Indeed, as Vox's Andrew Prokop explains, this is one common theory for why recent polls have shown the race tightening: Trump has sewn up his party's nomination, whereas Clinton still hasn't. That means Sanders supporters might be understating their eventual level of support for Clinton, while no equivalent group of Trump-wary Republicans is depressing his numbers. Back in 2008, John McCain got a brief boost while Clinton and Obama were still duking out the Democratic contest, only to fall to earth once Obama sealed up the nomination in early June.

So that's strike one for Trump. Strike two is that Clinton and the entire Democratic establishment — including the increasingly popular incumbent president — will now be freed up to attack him and run an honest to goodness general election campaign, free of Sanders-related distractions.

At the moment, Trump is trailing, but only slightly. But don't be shocked if Sanders's exit leads him to fall still further behind.

Loser: California Republican Senate hopes

Ron Unz in 2014
Defeated California Republican Senate candidate Ron Unz.
Ricardo DeAratanha/Los Angeles Times via Getty Images

Here's an embarrassing fact: There will be no Republican US Senate candidate on the November ballot in California.

Ever since Proposition 14 passed in 2010, California has used a nonpartisan blanket primary system, in which every candidate, regardless of party, runs in the same primary and then the top two vote getters (again, regardless of party) duke it out in November.

The system is supposed to counteract the tendency of base voters in each party to pull nominees to the left and right, respectively. If a moderate candidate who'd lose a traditional primary can appeal to enough members of the other party, she can make it through. It's great news for moderates — but not for the party whose members are being poached.

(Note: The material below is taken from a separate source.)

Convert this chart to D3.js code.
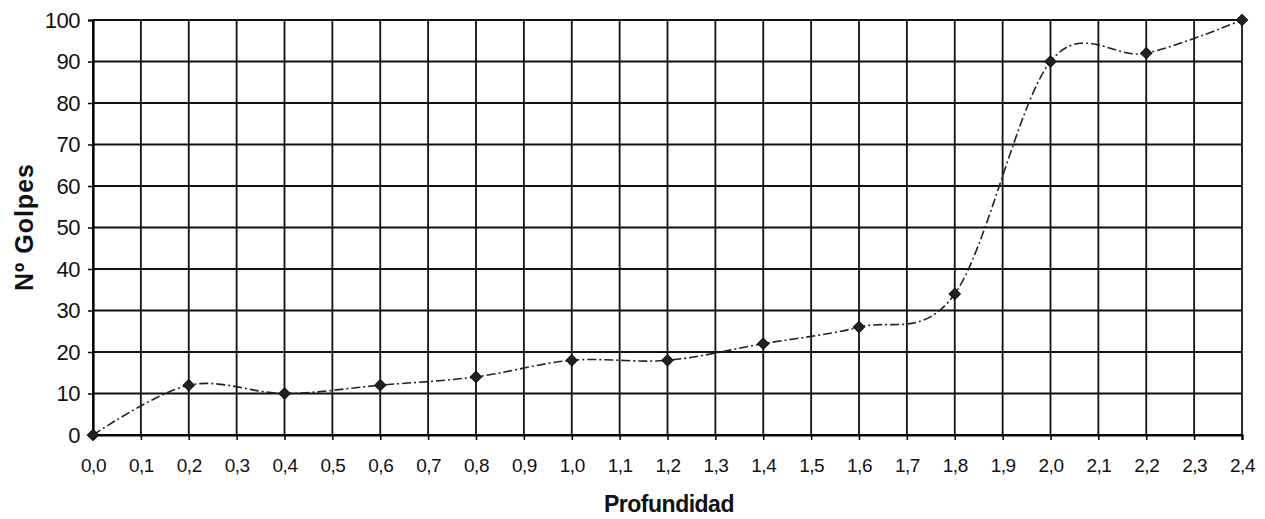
<!DOCTYPE html>
<html>
<head>
<meta charset="utf-8">
<script src="https://cdn.jsdelivr.net/npm/d3@7"></script>
<style>
  body { margin: 0; background: #fff; }
  text { font-family: "Liberation Sans", Arial, sans-serif; fill: #111; }
</style>
</head>
<body>
<div id="container"></div>
<script>
// depth (m) vs blow count
const profundidad = [0.0, 0.2, 0.4, 0.6, 0.8, 1.0, 1.2, 1.4, 1.6, 1.8, 2.0, 2.2, 2.4];
const golpes = [0, 12, 10, 12, 14, 18, 18, 22, 26, 34, 90, 92, 100];
const xTicks = [0.0, 0.1, 0.2, 0.3, 0.4, 0.5, 0.6, 0.7, 0.8, 0.9, 1.0, 1.1, 1.2,
    1.3, 1.4, 1.5, 1.6, 1.7, 1.8, 1.9, 2.0, 2.1, 2.2, 2.3, 2.4];
const yTicks = [0, 10, 20, 30, 40, 50, 60, 70, 80, 90, 100];

function main() {
    const svgWidth = 1265;
    const svgHeight = 519;
    const margin = {left: 93, top: 20, right: 1265 - 1242, bottom: 519 - 435};

    const svg = d3.select("#container")
        .append("svg")
        .attr("width", svgWidth)
        .attr("height", svgHeight);

    const xScale = d3.scaleLinear()
        .domain([0, 2.4])
        .range([margin.left, svgWidth - margin.right]);

    const yScale = d3.scaleLinear()
        .domain([0, 100])
        .range([svgHeight - margin.bottom, margin.top]);

    const fmt = d => d3.format(".1f")(d).replace(".", ",");

    // grid
    svg.append("g")
        .selectAll("line.v")
        .data(xTicks)
        .join("line")
        .attr("x1", d => xScale(d)).attr("x2", d => xScale(d))
        .attr("y1", yScale(100)).attr("y2", yScale(0))
        .attr("stroke", "#111").attr("stroke-width", 1.8);

    svg.append("g")
        .selectAll("line.h")
        .data(yTicks)
        .join("line")
        .attr("x1", xScale(0)).attr("x2", xScale(2.4))
        .attr("y1", d => yScale(d)).attr("y2", d => yScale(d))
        .attr("stroke", "#111").attr("stroke-width", 1.8);

    // axes
    const xAxis = svg.append("g")
        .attr("transform", `translate(0,${yScale(0)})`)
        .call(d3.axisBottom(xScale).tickValues(xTicks).tickFormat(fmt).tickSize(5).tickPadding(19));
    xAxis.select(".domain").attr("stroke-width", 2.2);
    xAxis.selectAll(".tick line").attr("stroke-width", 1.5);
    xAxis.selectAll("text")
        .style("font-size", "19px")
        .style("letter-spacing", "-0.5px")
        .attr("fill", "#111");

    const yAxis = svg.append("g")
        .attr("transform", `translate(${xScale(0)},0)`)
        .call(d3.axisLeft(yScale).tickValues(yTicks).tickSize(5).tickPadding(8));
    yAxis.select(".domain").attr("stroke-width", 2.2);
    yAxis.selectAll(".tick line").attr("stroke-width", 1.5);
    yAxis.selectAll("text")
        .style("font-size", "22px")
        .style("letter-spacing", "-0.5px")
        .attr("fill", "#111");

    // titles
    svg.append("text")
        .attr("x", 669)
        .attr("y", 512)
        .attr("text-anchor", "middle")
        .style("font-size", "23px")
        .style("font-weight", "bold")
        .style("letter-spacing", "-0.5px")
        .text("Profundidad");

    svg.append("text")
        .attr("transform", "translate(33,227) rotate(-90)")
        .attr("text-anchor", "middle")
        .style("font-size", "25px")
        .style("font-weight", "bold")
        .style("letter-spacing", "1px")
        .text("Nº Golpes");

    const points = profundidad.map((p, i) => [p, golpes[i]]);

    svg.append("path")
        .datum(points)
        .attr("fill", "none")
        .attr("stroke", "#222")
        .attr("stroke-width", 1.6)
        .attr("stroke-dasharray", "9,3,2,3")
        .attr("d", d3.line()
            .curve(d3.curveCatmullRom.alpha(0))
            .x(d => xScale(d[0]))
            .y(d => yScale(d[1])));

    svg.append("g")
        .selectAll("path")
        .data(points)
        .join("path")
        .attr("transform", d => `translate(${xScale(d[0])},${yScale(d[1])}) rotate(45)`)
        .attr("d", d3.symbol(d3.symbolSquare, 64))
        .attr("fill", "#222")
        .attr("stroke", "#111")
        .attr("stroke-width", 1);
}

main();
</script>
</body>
</html>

So it was in the 2016 Senate primary. The general election in November will take place between two Democrats: Kamala Harris, the state's attorney general and former head prosecutor for San Francisco who'd be only the second black woman in US Senate history and is considered a rising star within the party; and Loretta Sanchez, a moderate longtime Congress member from Orange County.

Sanchez made exactly the kind of successful appeal to Republican voters that the blanket primary system is supposed to reward. Even before the primary, prominent California Republican strategists were telling Bloomberg Businessweek's Josh Eidelson that they thought no Republican stood a chance, and that Republicans' best shot would be to back Sanchez, who, Eidelson notes, has fought regulations on for-profit colleges and voted to shield gun companies from civil liability.

Fair enough: The three most prominent Republicans in the race (anti-immigration businessman Ron Unz, former state GOP Chair Tom Del Beccaro, and fellow former state GOP Chair Duf Sundheim) raised a combined $900,000, next to Harris's $11 million and Sanchez's $3.6 million. All of their candidacies were duds. Sanchez is a much more viable option.

All the same though, she's definitely a Democrat, and not that moderate of one either. The left-leaning Americans for Democratic Action gives her a score of 75 percent — the average for House Democrats was 77, and Debbie Wasserman Schultz got a 70. And now that Sanchez has made it through the primary, she's the rightmost candidate who can win in California.

Republicans' odds of retaking the Senate seat were never great, even if they put forward a top-tier candidate like Arnold Schwarzenegger. But their failure to even make the top two in an open seat election in the nation's largest state is, nonetheless, kind of humiliating.